= AIM =
Every line that holds "React" should be shown.

= Entries with chart source code =
────

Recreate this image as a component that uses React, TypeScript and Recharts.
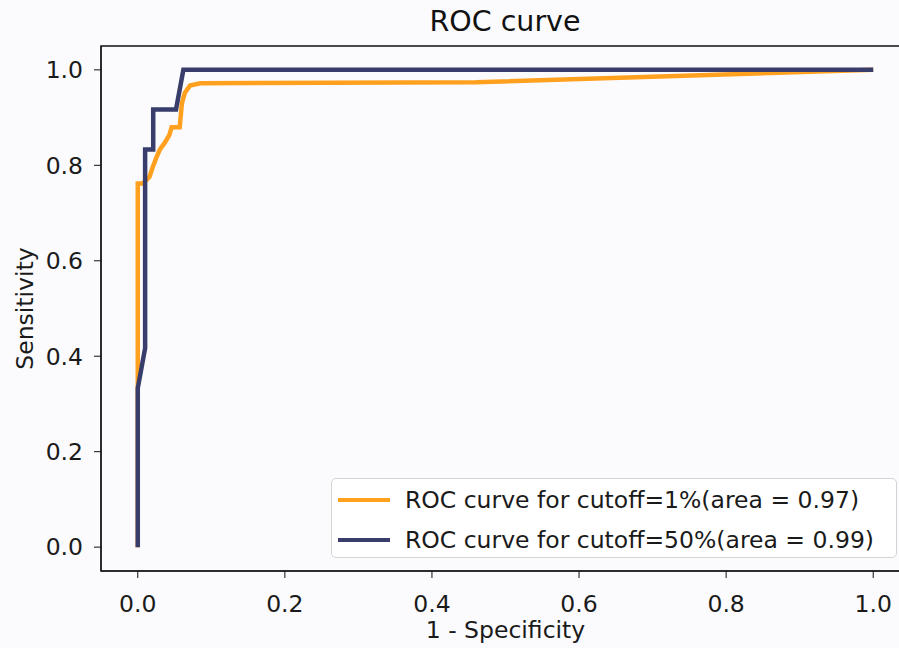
import React from "react";
import { LineChart, Line, XAxis, YAxis, ReferenceArea } from "recharts";

const cutoff1X = [0, 0, 0.007, 0.016, 0.02, 0.025, 0.03, 0.037, 0.043, 0.046, 0.057, 0.06, 0.064, 0.071, 0.085, 0.46, 1.0];
const cutoff1Y = [0, 0.762, 0.762, 0.776, 0.795, 0.815, 0.833, 0.848, 0.864, 0.88, 0.88, 0.93, 0.952, 0.967, 0.972, 0.974, 1.0];
const cutoff50X = [0, 0, 0.01, 0.01, 0.021, 0.021, 0.052, 0.062, 1.0];
const cutoff50Y = [0, 0.333, 0.417, 0.833, 0.833, 0.917, 0.917, 1.0, 1.0];
const tickValues = [0, 0.2, 0.4, 0.6, 0.8, 1.0];
const seriesNames = ["ROC curve for cutoff=1%(area = 0.97)", "ROC curve for cutoff=50%(area = 0.99)"];
const seriesColors = ["#FFA01F", "#383D6C"];

const toPoints = (xs: number[], ys: number[]) => xs.map((x, i) => ({ x, y: ys[i] }));
const data1 = toPoints(cutoff1X, cutoff1Y);
const data50 = toPoints(cutoff50X, cutoff50Y);

const FONT = "'DejaVu Sans', sans-serif";
const FS = 23.5;

const LegendBox = () => (
  <div
    style={{
      position: "absolute",
      left: 331,
      top: 478,
      width: 566,
      height: 80,
      boxSizing: "border-box",
      border: "1.5px solid #d4d4d4",
      borderRadius: 5,
      background: "rgba(255,255,255,0.85)",
      fontFamily: FONT,
      fontSize: FS,
      color: "#1a1a1a",
      paddingTop: 3,
    }}
  >
    {seriesNames.map((n, i) => (
      <div key={n} style={{ display: "flex", alignItems: "center", height: 36, marginBottom: i === 0 ? 4 : 0 }}>
        <div style={{ width: 52, height: 4, background: seriesColors[i], marginLeft: 6, marginRight: 15 }} />
        <span>{n}</span>
      </div>
    ))}
  </div>
);

export default function App() {
  return (
    <div style={{ position: "fixed", left: 0, top: 0, width: 899, height: 648, overflow: "hidden", background: "#FBFBFD" }}>
      <div style={{ position: "absolute", left: 0, top: 5, width: 1010, textAlign: "center", fontFamily: FONT, fontSize: 28.5, color: "#111" }}>
        ROC curve
      </div>
      <LineChart width={940} height={648} margin={{ top: 46, right: 30, bottom: 0, left: 0 }}>
        <XAxis
          dataKey="x"
          type="number"
          domain={[-0.05, 1.05]}
          ticks={tickValues}
          allowDuplicatedCategory={false}
          tickFormatter={(v: number) => v.toFixed(1)}
          height={77}
          tickSize={7}
          tickMargin={17}
          stroke="#111"
          tick={{ fill: "#1a1a1a", fontSize: FS, fontFamily: FONT }}
          label={{ value: "1 - Specificity", position: "insideBottom", offset: 10, fill: "#1a1a1a", fontSize: FS, fontFamily: FONT }}
        />
        <YAxis
          dataKey="y"
          type="number"
          domain={[-0.05, 1.05]}
          ticks={tickValues}
          tickFormatter={(v: number) => v.toFixed(1)}
          width={101}
          tickSize={7}
          tickMargin={11}
          stroke="#111"
          tick={{ fill: "#1a1a1a", fontSize: FS, fontFamily: FONT }}
          label={{ value: "Sensitivity", angle: -90, position: "insideLeft", offset: 25, fill: "#1a1a1a", fontSize: FS, fontFamily: FONT, style: { textAnchor: "middle" } }}
        />
        <ReferenceArea x1={-0.05} x2={1.05} y1={-0.05} y2={1.05} fill="none" stroke="#111" strokeWidth={1.5} />
        <Line data={data1} dataKey="y" name={seriesNames[0]} type="linear" stroke={seriesColors[0]} strokeWidth={4.5} dot={false} isAnimationActive={false} />
        <Line data={data50} dataKey="y" name={seriesNames[1]} type="linear" stroke={seriesColors[1]} strokeWidth={4.5} dot={false} isAnimationActive={false} />
      </LineChart>
      <LegendBox />
    </div>
  );
}
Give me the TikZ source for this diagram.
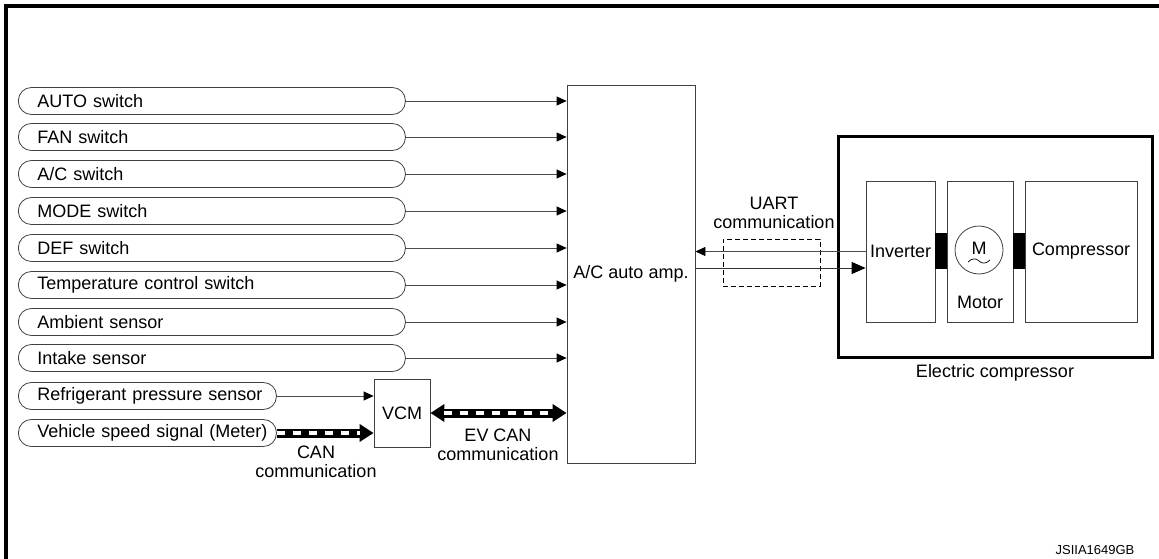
\documentclass[tikz,border=0pt]{standalone}
\usepackage{fontspec}
\setmainfont{Liberation Sans}
\usetikzlibrary{arrows.meta}
\begin{document}
\begin{tikzpicture}[x=1pt,y=-1pt,
  font=\fontsize{18}{19}\selectfont,
  pill/.style={draw=black!75, line width=0.8pt, rounded corners=13pt, minimum height=27pt,
    inner xsep=19pt, inner ysep=0pt, align=left, anchor=west},
  box/.style={draw=black!75, line width=0.8pt, inner sep=0pt},
  sig/.style={draw=black!70, line width=0.8pt, -{Triangle[length=10pt,width=9pt,color=black]}},
  canout/.style={draw=black, line width=9pt},
  canin/.style={draw=white, line width=4.5pt, dash pattern=on 8pt off 8pt},
  bigtip/.tip={Triangle[length=14pt,width=17pt]},
  lbl/.style={align=center, inner sep=0pt}
]
\useasboundingbox (0,0) rectangle (1159,559);
% frame
\draw[line width=3.5pt] (6,559) -- (6,6) -- (1159,6);

% inputs
\node[pill, text width=349pt] (auto) at (18,101) {\mbox{AUTO switch}};
\node[pill, text width=349pt] (fan) at (18,137) {\mbox{FAN switch}};
\node[pill, text width=349pt] (ac) at (18,174) {\mbox{A/C switch}};
\node[pill, text width=349pt] (mode) at (18,211) {\mbox{MODE switch}};
\node[pill, text width=349pt] (def) at (18,248) {\mbox{DEF switch}};
\node[pill, text width=349pt] (temp) at (18,285) {\mbox{Temperature control switch}};
\node[pill, text width=349pt] (amb) at (18,322) {\mbox{Ambient sensor}};
\node[pill, text width=349pt] (intake) at (18,358) {\mbox{Intake sensor}};
\node[pill, text width=220pt] (refr) at (18,396) {\mbox{Refrigerant pressure sensor}};
\node[pill, text width=220pt] (veh) at (18,433) {\mbox{Vehicle speed signal (Meter)}};

% A/C auto amp
\node[box, minimum width=128pt, minimum height=378pt] (amp) at (631,274) {A/C auto amp.};
\foreach \n in {auto,fan,ac,mode,def,temp,amb,intake}
  \draw[sig] (\n.east) -- (\n.east -| amp.west);

% VCM
\node[box, minimum width=56pt, minimum height=68pt] (vcm) at (402,413) {VCM};
\draw[sig] (refr.east) -- (refr.east -| vcm.west);
\draw[canout, -{bigtip}] (veh.east) -- (veh.east -| vcm.west);
\draw[canin, shorten >=14pt] (veh.east) -- (veh.east -| vcm.west);
\draw[canout, {bigtip}-{bigtip}] (vcm.east) -- (vcm.east -| amp.west);
\draw[canin, shorten <=14pt, shorten >=14pt] (vcm.east) -- (vcm.east -| amp.west);
\node[lbl] (canlbl) at (316,461.5) {CAN\\communication};
\node[lbl] (evlbl) at (498,444.5) {EV CAN\\communication};

% electric compressor
\node[draw, line width=3pt, minimum width=314pt, minimum height=220pt, inner sep=0pt] (ec) at (995,247) {};
\node (eclbl) at (995,373) {Electric compressor};
\node[box, minimum width=69pt, minimum height=141pt] (inv) at (900.5,251.5) {Inverter};
\node[box, minimum width=66pt, minimum height=141pt] (mot) at (980,251.5) {};
\node[box, minimum width=112pt, minimum height=141pt] (comp) at (1081,251.5) {Compressor};
\node[fill=black, minimum width=12pt, minimum height=36pt, inner sep=0pt] (cp1) at (941,251) {};
\node[fill=black, minimum width=12pt, minimum height=36pt, inner sep=0pt] (cp2) at (1019,251) {};
\node[circle, draw=black!75, line width=0.8pt, minimum size=48pt, inner sep=0pt] (mc) at (979,250) {};
\node[inner sep=0pt] (mlet) at (979,248) {M};
\draw[line width=0.7pt] (968,262) .. controls (972,258) and (976,258) .. (979,261)
   .. controls (982,264) and (986,264) .. (990,260);
\node (motlbl) at (980,302) {Motor};

% UART
\node[draw, line width=0.8pt, dash pattern=on 5pt off 3pt, minimum width=97pt, minimum height=47pt, inner sep=0pt] (ubox) at (771.5,262.5) {};
\node[lbl] (uartlbl) at (774,213) {UART\\communication};
\draw[sig] (inv.west) -- (inv.west -| amp.east);
\coordinate (ulow) at (695,268);
\draw[draw=black!80, line width=1pt, -{Triangle[length=14pt,width=12pt,color=black]}] (ulow) -- (ulow -| inv.west);

% code
\node[font=\fontsize{13}{15}\selectfont] (code) at (1095,550) {JSIIA1649GB};
\end{tikzpicture}
\end{document}
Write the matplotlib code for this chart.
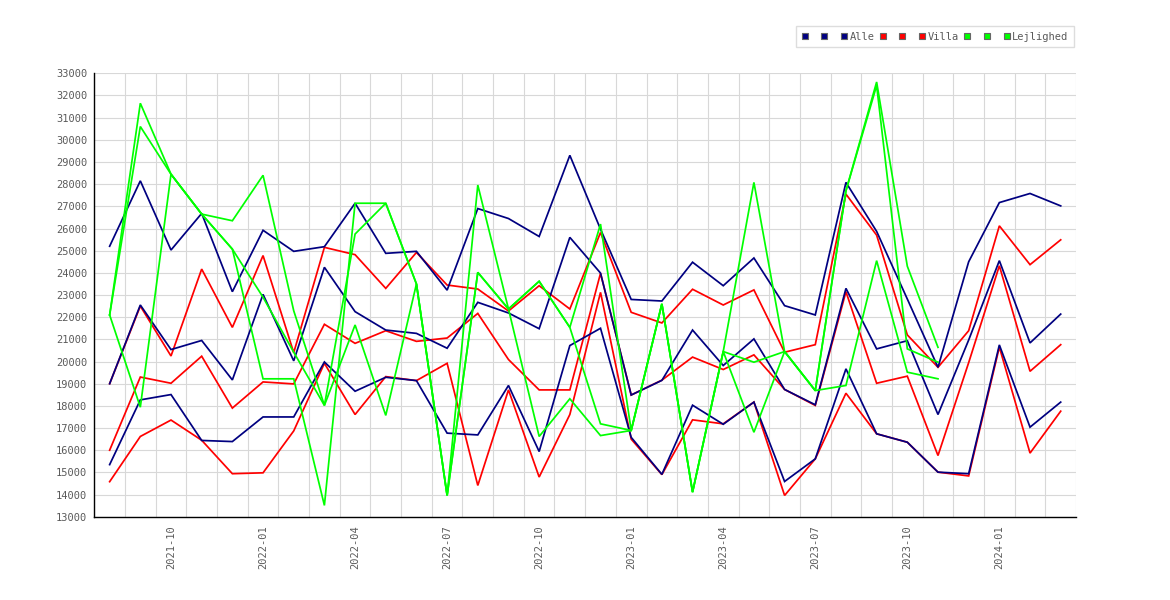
import numpy as np
import matplotlib
matplotlib.use("Agg")
import matplotlib.pyplot as plt
from matplotlib.lines import Line2D

nan = np.nan

months = [
    "2021-08", "2021-09", "2021-10", "2021-11", "2021-12",
    "2022-01", "2022-02", "2022-03", "2022-04", "2022-05", "2022-06",
    "2022-07", "2022-08", "2022-09", "2022-10", "2022-11", "2022-12",
    "2023-01", "2023-02", "2023-03", "2023-04", "2023-05", "2023-06",
    "2023-07", "2023-08", "2023-09", "2023-10", "2023-11", "2023-12",
    "2024-01", "2024-02", "2024-03",
]

# Alle
alle_hi = [25200, 28150, 25030, 26680, 23150, 25920, 24970, 25180, 27140, 24880,
           24970, 23220, 26900, 26450, 25640, 29300, 25970, 22800, 22730, 24480,
           23420, 24670, 22520, 22100, 28080, 25870, 22820, 19740, 24500, 27170,
           27580, 27020]
alle_mid = [19000, 22550, 20540, 20950, 19170, 23030, 20030, 24250, 22250, 21420,
            21270, 20600, 22670, 22190, 21480, 25600, 23990, 18490, 19150, 21420,
            19820, 21020, 18740, 18050, 23300, 20570, 20940, 17610, 20970, 24550,
            20840, 22140]
alle_lo = [15350, 18270, 18510, 16440, 16390, 17500, 17500, 19980, 18660, 19290,
           19140, 16770, 16690, 18920, 15940, 20720, 21500, 16580, 14910, 18030,
           17170, 18170, 14590, 15610, 19670, 16740, 16360, 15010, 14940, 20750,
           17040, 18170]

# Villa
villa_hi = [19000, 22500, 20250, 24170, 21540, 24780, 20400, 25150, 24820, 23300,
            24920, 23450, 23270, 22280, 23420, 22370, 25820, 22220, 21740, 23260,
            22550, 23230, 20420, 20760, 27550, 25700, 21200, 19740, 21390, 26120,
            24370, 25490]
villa_mid = [16000, 19300, 19020, 20240, 17900, 19080, 18990, 21680, 20820, 21390,
             20910, 21060, 22170, 20090, 18720, 18720, 23980, 18490, 19160, 20200,
             19640, 20300, 18740, 18020, 23150, 19020, 19340, 15760, 19950, 24320,
             19560, 20760]
villa_lo = [14580, 16620, 17360, 16450, 14940, 14980, 16870, 19920, 17610, 19320,
            19140, 19920, 14410, 18720, 14790, 17610, 23120, 16500, 14900, 17370,
            17190, 18170, 13960, 15610, 18570, 16740, 16360, 15010, 14840, 20650,
            15870, 17760]

# Lejlighed (no data after 2023-11)
lejl_a = [22100, 31650, 28450, 26650, 26350, 28400, 22290, 18020, 25750, 27140,
          23500, 13960, 27960, 22370, 23620, 21540, 26200, 16890, 22600, 14110,
          20450, 28080, 20450, 18690, 27700, 32610, 24300, 20640, nan, nan,
          nan, nan]
lejl_b = [22100, 30600, 28450, 26650, 25070, 22900, 20420, 18020, 21650, 17570,
          23500, 13960, 24020, 22370, 23620, 21540, 17190, 16890, 22600, 14110,
          20450, 19970, 20450, 18690, 27700, 32450, 20570, 19970, nan, nan,
          nan, nan]
lejl_c = [22100, 17940, 28450, 26650, 25070, 19220, 19220, 13510, 27140, 27140,
          23500, 13960, 24020, 22370, 16620, 18320, 16660, 16890, 22600, 14110,
          20450, 16810, 20450, 18690, 18920, 24550, 19520, 19220, nan, nan,
          nan, nan]

series = [
    ("Alle", "#000080", [alle_hi, alle_mid, alle_lo], 3),
    ("Villa", "#ff0000", [villa_hi, villa_mid, villa_lo], 2),
    ("Lejlighed", "#00ff00", [lejl_a, lejl_b, lejl_c], 4),
]

mono = "DejaVu Sans Mono"
txt_col = "#5a5a5a"

fig = plt.figure(figsize=(11.7, 6.0), dpi=100)
ax = fig.add_axes([0.0806, 0.1388, 0.8391, 0.739])

x = np.arange(len(months))
for name, col, lines, z in series:
    for vals in lines:
        ax.plot(x, vals, color=col, lw=1.25, zorder=z, solid_joinstyle="miter")

ax.set_xlim(-0.5, len(months) - 0.5)
ax.set_ylim(13000, 33000)
ax.set_yticks(np.arange(13000, 33001, 1000))

tick_idx = [i for i, m in enumerate(months) if m[5:] in ("01", "04", "07", "10")]
ax.set_xticks(tick_idx)
ax.set_xticklabels([months[i] for i in tick_idx], rotation=90)
ax.set_xticks(np.arange(-0.5, len(months), 1), minor=True)

ax.grid(which="minor", axis="x", color="#d8d8d8", lw=0.8, zorder=0)
ax.grid(which="major", axis="y", color="#d8d8d8", lw=0.8, zorder=0)
ax.set_axisbelow(True)

ax.tick_params(which="both", length=0)
ax.tick_params(axis="y", pad=5)
ax.tick_params(axis="x", pad=6)
for lab in ax.get_xticklabels() + ax.get_yticklabels():
    lab.set_fontfamily(mono)
    lab.set_fontsize(7.5)
    lab.set_color(txt_col)

for side in ("top", "right"):
    ax.spines[side].set_visible(False)
for side in ("left", "bottom"):
    ax.spines[side].set_color("black")
    ax.spines[side].set_linewidth(1.0)

handles, labels = [], []
for name, col, lines, z in series:
    for k in range(3):
        handles.append(Line2D([], [], marker="s", linestyle="none",
                              markerfacecolor=col, markeredgecolor="#666666",
                              markeredgewidth=0.8, markersize=5))
        labels.append(name if k == 2 else " ")

leg = fig.legend(handles, labels, ncol=9, loc="center right",
                 bbox_to_anchor=(1079 / 1170, 1 - 36.5 / 600),
                 prop={"family": mono, "size": 7.5}, labelcolor=txt_col,
                 handlelength=0.6, handletextpad=0.25, columnspacing=0.45,
                 borderpad=0.5, frameon=True, fancybox=False,
                 edgecolor="#dddddd", framealpha=1)
leg.get_frame().set_linewidth(1.0)

fig.savefig("out.png", dpi=100)
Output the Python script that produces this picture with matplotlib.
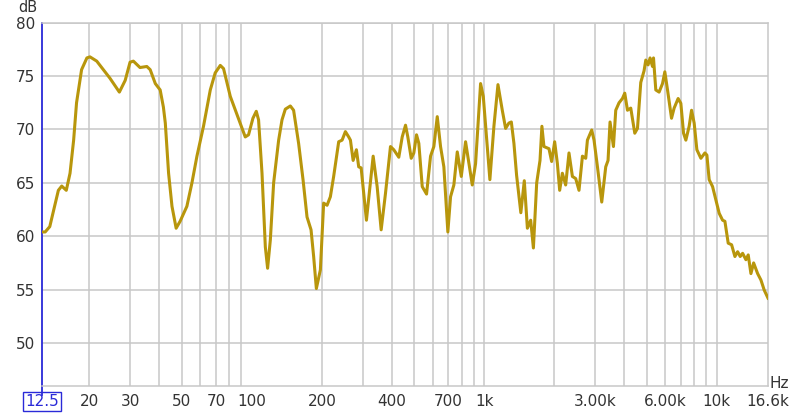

────

= RESULT FOR THIS EXERCISE =
Recreate this image as a component that uses React, TypeScript and Recharts.
import React from "react";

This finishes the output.